Did you have a great Thanksgiving? I hope you enjoyed time with your family and relaxing, thinking of the things you are grateful for. And if you stopped by here, you might have picked up a free copy of Her Work Was Everything and some other great freebies that were available for the weekend.
Teaser Tuesdays is a weekly bookish meme. Read the rules and more teasers at The Purple Booker. Anyone can play along.
I have just started reading The Atomic City Girls, by Janet Beard. In searching it up on Amazon just now, and realized that there is also a book called The Girls of Atomic City, on the same subject, so be aware if you are looking it up that there are two very similar books out there. The Atomic City Girls is billed as a novel and The Girls of Atomic City as a true story.
Both are billed as being in the tradition of Hidden Figures, which I love. I’m not sure yet that The Atomic City Girls will rise to that level, but we’ll see where it goes! So far I am just meeting the main characters, who are obviously destined to meet and get involved.
“You are now a resident of Oak Ridge,” it read, “situated within a restricted military area… What you do here, what you see here, what you hear here, let is stay here.”
Janet Beard, The Atomic City Girls
In November 1944, eighteen-year-old June Walker boards an unmarked bus, destined for a city that doesn’t officially exist. Oak Ridge, Tennessee has sprung up in a matter of months—a town of trailers and segregated houses, 24-hour cafeterias, and constant security checks. There, June joins hundreds of other young girls operating massive machines whose purpose is never explained. They know they are helping to win the war, but must ask no questions and reveal nothing to outsiders.
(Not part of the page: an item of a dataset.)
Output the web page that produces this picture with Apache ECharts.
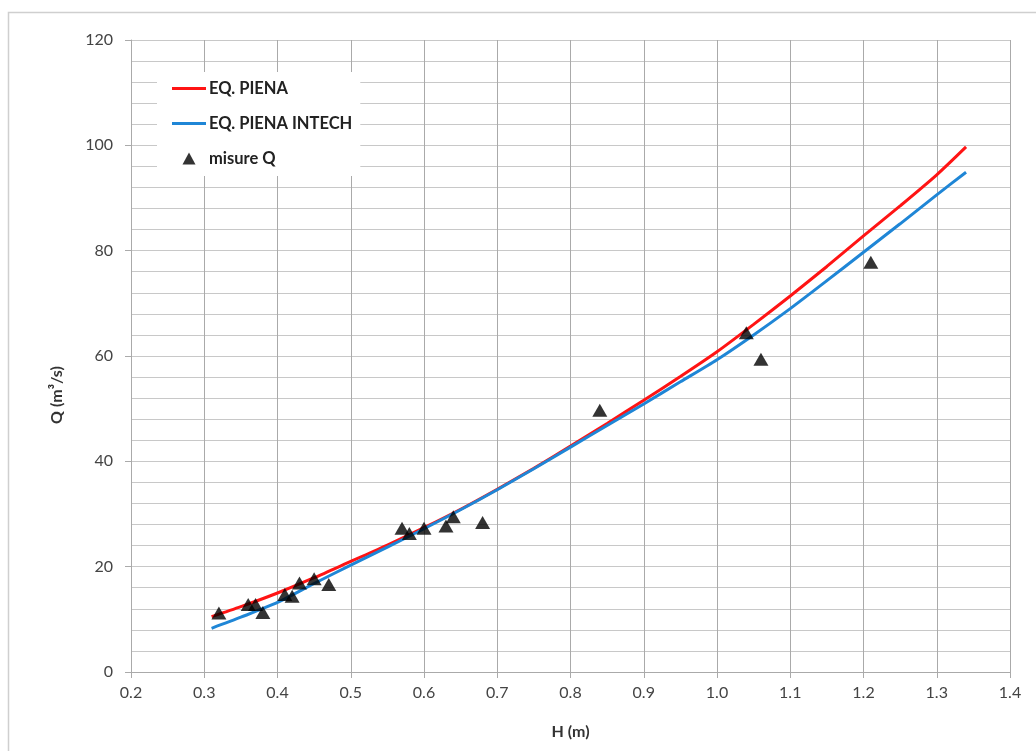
<!DOCTYPE html>
<html>
<head>
<meta charset="utf-8">
<script src="https://cdn.jsdelivr.net/npm/echarts@6/dist/echarts.min.js"></script>
<style>
  html, body { margin: 0; padding: 0; background: #fff; }
  #chart { width: 1036px; height: 751px; }
</style>
</head>
<body>
<div id="chart"></div>
<script>
// Stage H (m) sampled along the rating curves
const curveH = [0.31, 0.35, 0.40, 0.45, 0.50, 0.55, 0.60, 0.65, 0.70, 0.75, 0.80,
                0.85, 0.90, 0.95, 1.00, 1.05, 1.10, 1.15, 1.20, 1.25, 1.30, 1.34];
// EQ. PIENA discharge (m³/s)
const qPiena = [10.5, 12.4, 15.0, 17.9, 21.0, 24.1, 27.4, 30.9, 34.7, 38.7, 42.9,
                47.2, 51.6, 56.1, 60.8, 66.0, 71.4, 77.0, 82.8, 88.5, 94.4, 99.7];
// EQ. PIENA INTECH discharge (m³/s)
const qIntech = [8.3, 10.4, 13.2, 16.8, 20.3, 23.7, 27.2, 30.8, 34.6, 38.6, 42.7,
                 46.8, 50.9, 55.1, 59.3, 64.0, 69.0, 74.3, 79.7, 85.1, 90.6, 94.9];
// Measured discharges: stage and flow
const measH = [0.32, 0.36, 0.37, 0.38, 0.41, 0.42, 0.43, 0.45, 0.47, 0.57, 0.58,
               0.60, 0.63, 0.64, 0.68, 0.84, 1.04, 1.06, 1.21];
const measQ = [11.2, 12.8, 12.8, 11.3, 14.7, 14.4, 16.9, 17.7, 16.6, 27.3, 26.3,
               27.3, 27.7, 29.5, 28.4, 49.7, 64.4, 59.4, 77.8];

const pair = (xs, ys) => xs.map((x, i) => [x, ys[i]]);

const RED = '#ff1414';
const BLUE = '#1f86d6';

const chart = echarts.init(document.getElementById('chart'));
const labelFont = { fontFamily: 'Lato', fontSize: 16, color: '#444' };

chart.setOption({
  animation: false,
  backgroundColor: '#fff',
  grid: { left: 131, top: 40, right: 26, bottom: 79, containLabel: false },
  xAxis: {
    type: 'value', min: 0.2, max: 1.4, interval: 0.1,
    name: 'H (m)', nameLocation: 'middle', nameGap: 52,
    nameTextStyle: { fontFamily: 'Lato', fontSize: 16, fontWeight: 'bold', color: '#333' },
    axisLine: { show: true, lineStyle: { color: '#aaa', width: 1 } },
    axisTick: { show: true, length: 6, lineStyle: { color: '#aaa' } },
    axisLabel: Object.assign({ margin: 13, formatter: v => v.toFixed(1) }, labelFont),
    splitLine: { show: true, lineStyle: { color: '#aaa', width: 1 } }
  },
  yAxis: {
    type: 'value', min: 0, max: 120, interval: 20,
    axisLine: { show: true, lineStyle: { color: '#aaa', width: 1 } },
    axisTick: { show: true, length: 6, lineStyle: { color: '#aaa' } },
    axisLabel: Object.assign({ margin: 18 }, labelFont),
    splitLine: { show: true, lineStyle: { color: '#c8c8c8', width: 1 } },
    minorTick: { show: false, splitNumber: 5 },
    minorSplitLine: { show: true, lineStyle: { color: '#c8c8c8', width: 1 } }
  },
  legend: {
    orient: 'vertical', left: 157, top: 72,
    backgroundColor: '#fff', padding: [8, 8, 9, 15],
    itemWidth: 34, itemHeight: 12, itemGap: 18,
    symbolKeepAspect: true,
    textStyle: {
      fontFamily: 'Lato', fontSize: 16.5, lineHeight: 16, fontWeight: 'bold',
      color: '#222', padding: [0, 0, 0, -2]
    },
    data: [
      { name: 'EQ. PIENA', icon: 'path://M0,0H34V3H0Z', itemStyle: { color: RED } },
      { name: 'EQ. PIENA INTECH', icon: 'path://M0,0H34V3H0Z', itemStyle: { color: BLUE } },
      { name: 'misure Q', icon: 'path://M6.5,0L13,12H0Z', itemStyle: { color: '#000' } }
    ]
  },
  graphic: [
    {
      type: 'rect', silent: true, z: -1,
      shape: { x: 8.5, y: 12.5, width: 1200, height: 900 },
      style: { fill: 'none', stroke: '#cfcfcf', lineWidth: 1.5 }
    },
    {
      type: 'text', x: 57, y: 395, rotation: Math.PI / 2,
      style: {
        text: 'Q (m³/s)', fontFamily: 'Lato', fontSize: 16, fontWeight: 'bold',
        fill: '#333', align: 'center', verticalAlign: 'middle'
      }
    }
  ],
  series: [
    {
      name: 'EQ. PIENA', type: 'line', data: pair(curveH, qPiena),
      smooth: 0.25, symbol: 'none', showSymbol: false,
      lineStyle: { color: RED, width: 3 }, itemStyle: { color: RED }, z: 2
    },
    {
      name: 'EQ. PIENA INTECH', type: 'line', data: pair(curveH, qIntech),
      smooth: 0.25, symbol: 'none', showSymbol: false,
      lineStyle: { color: BLUE, width: 3 }, itemStyle: { color: BLUE }, z: 3
    },
    {
      name: 'misure Q', type: 'scatter', data: pair(measH, measQ),
      symbol: 'triangle', symbolSize: [15, 13], symbolKeepAspect: true,
      itemStyle: { color: '#000' }, z: 4
    }
  ]
});
</script>
</body>
</html>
The girls spend their evenings socializing and flirting with soldiers, scientists, and workmen at dances and movies, bowling alleys and canteens. June longs to know more about their top-secret assignment and begins an affair with Sam Cantor, the young Jewish physicist from New York who oversees the lab where she works and understands the end goal only too well, while her beautiful roommate Cici is on her own mission: to find a wealthy husband and escape her sharecropper roots. Across town, African-American construction worker Joe Brewer knows nothing of the government’s plans, only that his new job pays enough to make it worth leaving his family behind, at least for now. But a breach in security will intertwine his fate with June’s search for answers.
When the bombing of Hiroshima brings the truth about Oak Ridge into devastating focus, June must confront her ideals about loyalty, patriotism, and war itself.